WHAT IS ASKED: Go through the data below and copy it exactly, skipping every picture.

SOURCE MATERIAL:
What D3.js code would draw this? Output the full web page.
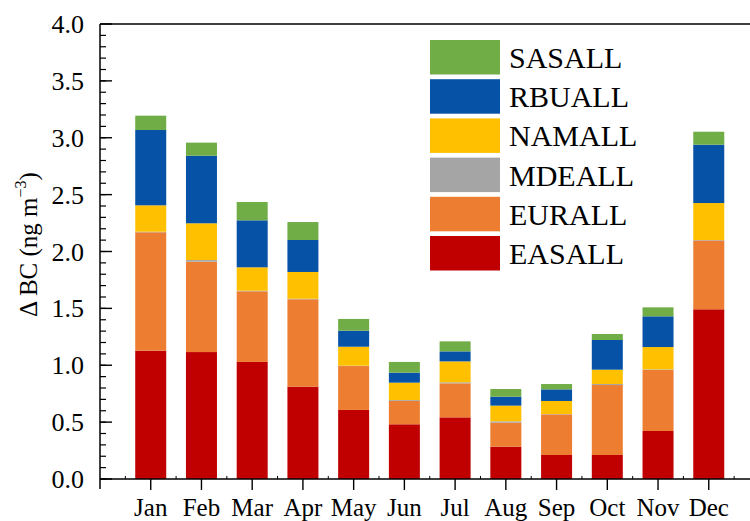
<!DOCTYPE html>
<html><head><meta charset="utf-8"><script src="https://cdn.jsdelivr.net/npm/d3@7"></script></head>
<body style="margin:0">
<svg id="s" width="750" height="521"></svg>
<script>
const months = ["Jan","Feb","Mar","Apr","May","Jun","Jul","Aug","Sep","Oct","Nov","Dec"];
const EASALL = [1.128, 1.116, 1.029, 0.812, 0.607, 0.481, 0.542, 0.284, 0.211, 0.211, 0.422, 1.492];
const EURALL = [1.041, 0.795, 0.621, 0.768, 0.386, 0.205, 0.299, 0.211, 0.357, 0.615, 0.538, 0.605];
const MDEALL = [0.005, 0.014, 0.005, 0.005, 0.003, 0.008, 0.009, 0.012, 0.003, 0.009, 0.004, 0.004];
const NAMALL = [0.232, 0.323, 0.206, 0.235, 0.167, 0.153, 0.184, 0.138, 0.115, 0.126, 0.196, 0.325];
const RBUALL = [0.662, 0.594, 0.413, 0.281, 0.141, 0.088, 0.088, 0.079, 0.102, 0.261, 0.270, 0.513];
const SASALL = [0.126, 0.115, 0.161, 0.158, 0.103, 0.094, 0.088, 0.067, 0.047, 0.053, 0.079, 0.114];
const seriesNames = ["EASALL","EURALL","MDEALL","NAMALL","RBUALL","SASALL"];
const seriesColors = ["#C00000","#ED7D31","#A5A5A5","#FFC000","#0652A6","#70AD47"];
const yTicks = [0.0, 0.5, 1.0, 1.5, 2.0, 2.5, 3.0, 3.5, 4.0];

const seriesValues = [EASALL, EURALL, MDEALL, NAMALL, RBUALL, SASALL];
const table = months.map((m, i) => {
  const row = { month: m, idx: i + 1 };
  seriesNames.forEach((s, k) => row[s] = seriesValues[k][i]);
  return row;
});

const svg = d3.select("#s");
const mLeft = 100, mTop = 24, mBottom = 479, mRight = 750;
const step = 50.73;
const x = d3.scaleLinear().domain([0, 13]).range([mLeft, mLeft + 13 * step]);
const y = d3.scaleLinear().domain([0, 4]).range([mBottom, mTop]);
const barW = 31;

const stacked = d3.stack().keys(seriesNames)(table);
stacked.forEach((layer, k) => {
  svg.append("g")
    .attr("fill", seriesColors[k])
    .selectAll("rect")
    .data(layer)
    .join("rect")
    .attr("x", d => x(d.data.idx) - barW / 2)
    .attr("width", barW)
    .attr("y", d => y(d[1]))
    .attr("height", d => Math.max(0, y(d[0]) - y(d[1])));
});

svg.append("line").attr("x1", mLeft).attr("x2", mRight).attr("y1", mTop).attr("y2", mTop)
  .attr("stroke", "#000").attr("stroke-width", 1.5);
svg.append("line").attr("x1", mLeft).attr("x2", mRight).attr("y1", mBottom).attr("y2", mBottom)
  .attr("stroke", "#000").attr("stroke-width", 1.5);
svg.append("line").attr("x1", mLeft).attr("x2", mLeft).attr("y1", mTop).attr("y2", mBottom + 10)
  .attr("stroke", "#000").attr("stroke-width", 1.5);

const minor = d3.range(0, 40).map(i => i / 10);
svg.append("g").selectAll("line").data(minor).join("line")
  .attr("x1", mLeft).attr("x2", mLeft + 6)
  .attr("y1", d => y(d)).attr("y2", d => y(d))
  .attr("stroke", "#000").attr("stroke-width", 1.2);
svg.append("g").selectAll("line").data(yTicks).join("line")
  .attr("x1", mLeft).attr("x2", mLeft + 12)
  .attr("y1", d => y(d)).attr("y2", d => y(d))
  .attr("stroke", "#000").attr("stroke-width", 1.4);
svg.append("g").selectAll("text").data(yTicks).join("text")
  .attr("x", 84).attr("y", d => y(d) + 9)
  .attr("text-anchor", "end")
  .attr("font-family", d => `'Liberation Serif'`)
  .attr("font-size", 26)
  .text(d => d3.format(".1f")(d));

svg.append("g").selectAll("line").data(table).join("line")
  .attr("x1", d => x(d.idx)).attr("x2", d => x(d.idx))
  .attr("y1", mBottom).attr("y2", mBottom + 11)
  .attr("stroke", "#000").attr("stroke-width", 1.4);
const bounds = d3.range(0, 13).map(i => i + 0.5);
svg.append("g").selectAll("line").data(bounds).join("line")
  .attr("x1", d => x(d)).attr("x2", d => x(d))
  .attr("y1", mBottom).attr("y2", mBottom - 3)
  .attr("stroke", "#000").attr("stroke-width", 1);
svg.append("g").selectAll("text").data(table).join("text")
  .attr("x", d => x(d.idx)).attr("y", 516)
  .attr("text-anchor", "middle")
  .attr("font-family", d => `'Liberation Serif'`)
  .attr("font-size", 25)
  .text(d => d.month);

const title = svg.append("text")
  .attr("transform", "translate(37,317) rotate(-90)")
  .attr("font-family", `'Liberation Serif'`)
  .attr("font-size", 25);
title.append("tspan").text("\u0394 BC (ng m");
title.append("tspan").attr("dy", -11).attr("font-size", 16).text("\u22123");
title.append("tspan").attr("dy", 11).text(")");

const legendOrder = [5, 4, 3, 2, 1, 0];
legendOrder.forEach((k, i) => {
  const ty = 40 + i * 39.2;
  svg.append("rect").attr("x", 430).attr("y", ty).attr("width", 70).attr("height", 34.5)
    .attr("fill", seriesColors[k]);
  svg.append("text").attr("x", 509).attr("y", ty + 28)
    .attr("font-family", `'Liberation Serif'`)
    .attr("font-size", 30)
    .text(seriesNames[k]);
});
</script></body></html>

OUTPUT BELOW:
What D3.js code would draw this? Output the full web page.
<!DOCTYPE html>
<html><head><meta charset="utf-8"><script src="https://cdn.jsdelivr.net/npm/d3@7"></script></head>
<body style="margin:0">
<svg id="s" width="750" height="521"></svg>
<script>
const months = ["Jan","Feb","Mar","Apr","May","Jun","Jul","Aug","Sep","Oct","Nov","Dec"];
const EASALL = [1.128, 1.116, 1.029, 0.812, 0.607, 0.481, 0.542, 0.284, 0.211, 0.211, 0.422, 1.492];
const EURALL = [1.041, 0.795, 0.621, 0.768, 0.386, 0.205, 0.299, 0.211, 0.357, 0.615, 0.538, 0.605];
const MDEALL = [0.005, 0.014, 0.005, 0.005, 0.003, 0.008, 0.009, 0.012, 0.003, 0.009, 0.004, 0.004];
const NAMALL = [0.232, 0.323, 0.206, 0.235, 0.167, 0.153, 0.184, 0.138, 0.115, 0.126, 0.196, 0.325];
const RBUALL = [0.662, 0.594, 0.413, 0.281, 0.141, 0.088, 0.088, 0.079, 0.102, 0.261, 0.270, 0.513];
const SASALL = [0.126, 0.115, 0.161, 0.158, 0.103, 0.094, 0.088, 0.067, 0.047, 0.053, 0.079, 0.114];
const seriesNames = ["EASALL","EURALL","MDEALL","NAMALL","RBUALL","SASALL"];
const seriesColors = ["#C00000","#ED7D31","#A5A5A5","#FFC000","#0652A6","#70AD47"];
const yTicks = [0.0, 0.5, 1.0, 1.5, 2.0, 2.5, 3.0, 3.5, 4.0];

const seriesValues = [EASALL, EURALL, MDEALL, NAMALL, RBUALL, SASALL];
const table = months.map((m, i) => {
  const row = { month: m, idx: i + 1 };
  seriesNames.forEach((s, k) => row[s] = seriesValues[k][i]);
  return row;
});

const svg = d3.select("#s");
const mLeft = 100, mTop = 24, mBottom = 479, mRight = 750;
const step = 50.73;
const x = d3.scaleLinear().domain([0, 13]).range([mLeft, mLeft + 13 * step]);
const y = d3.scaleLinear().domain([0, 4]).range([mBottom, mTop]);
const barW = 31;

const stacked = d3.stack().keys(seriesNames)(table);
stacked.forEach((layer, k) => {
  svg.append("g")
    .attr("fill", seriesColors[k])
    .selectAll("rect")
    .data(layer)
    .join("rect")
    .attr("x", d => x(d.data.idx) - barW / 2)
    .attr("width", barW)
    .attr("y", d => y(d[1]))
    .attr("height", d => Math.max(0, y(d[0]) - y(d[1])));
});

svg.append("line").attr("x1", mLeft).attr("x2", mRight).attr("y1", mTop).attr("y2", mTop)
  .attr("stroke", "#000").attr("stroke-width", 1.5);
svg.append("line").attr("x1", mLeft).attr("x2", mRight).attr("y1", mBottom).attr("y2", mBottom)
  .attr("stroke", "#000").attr("stroke-width", 1.5);
svg.append("line").attr("x1", mLeft).attr("x2", mLeft).attr("y1", mTop).attr("y2", mBottom + 10)
  .attr("stroke", "#000").attr("stroke-width", 1.5);

const minor = d3.range(0, 40).map(i => i / 10);
svg.append("g").selectAll("line").data(minor).join("line")
  .attr("x1", mLeft).attr("x2", mLeft + 6)
  .attr("y1", d => y(d)).attr("y2", d => y(d))
  .attr("stroke", "#000").attr("stroke-width", 1.2);
svg.append("g").selectAll("line").data(yTicks).join("line")
  .attr("x1", mLeft).attr("x2", mLeft + 12)
  .attr("y1", d => y(d)).attr("y2", d => y(d))
  .attr("stroke", "#000").attr("stroke-width", 1.4);
svg.append("g").selectAll("text").data(yTicks).join("text")
  .attr("x", 84).attr("y", d => y(d) + 9)
  .attr("text-anchor", "end")
  .attr("font-family", d => `'Liberation Serif'`)
  .attr("font-size", 26)
  .text(d => d3.format(".1f")(d));

svg.append("g").selectAll("line").data(table).join("line")
  .attr("x1", d => x(d.idx)).attr("x2", d => x(d.idx))
  .attr("y1", mBottom).attr("y2", mBottom + 11)
  .attr("stroke", "#000").attr("stroke-width", 1.4);
const bounds = d3.range(0, 13).map(i => i + 0.5);
svg.append("g").selectAll("line").data(bounds).join("line")
  .attr("x1", d => x(d)).attr("x2", d => x(d))
  .attr("y1", mBottom).attr("y2", mBottom - 3)
  .attr("stroke", "#000").attr("stroke-width", 1);
svg.append("g").selectAll("text").data(table).join("text")
  .attr("x", d => x(d.idx)).attr("y", 516)
  .attr("text-anchor", "middle")
  .attr("font-family", d => `'Liberation Serif'`)
  .attr("font-size", 25)
  .text(d => d.month);

const title = svg.append("text")
  .attr("transform", "translate(37,317) rotate(-90)")
  .attr("font-family", `'Liberation Serif'`)
  .attr("font-size", 25);
title.append("tspan").text("\u0394 BC (ng m");
title.append("tspan").attr("dy", -11).attr("font-size", 16).text("\u22123");
title.append("tspan").attr("dy", 11).text(")");

const legendOrder = [5, 4, 3, 2, 1, 0];
legendOrder.forEach((k, i) => {
  const ty = 40 + i * 39.2;
  svg.append("rect").attr("x", 430).attr("y", ty).attr("width", 70).attr("height", 34.5)
    .attr("fill", seriesColors[k]);
  svg.append("text").attr("x", 509).attr("y", ty + 28)
    .attr("font-family", `'Liberation Serif'`)
    .attr("font-size", 30)
    .text(seriesNames[k]);
});
</script></body></html>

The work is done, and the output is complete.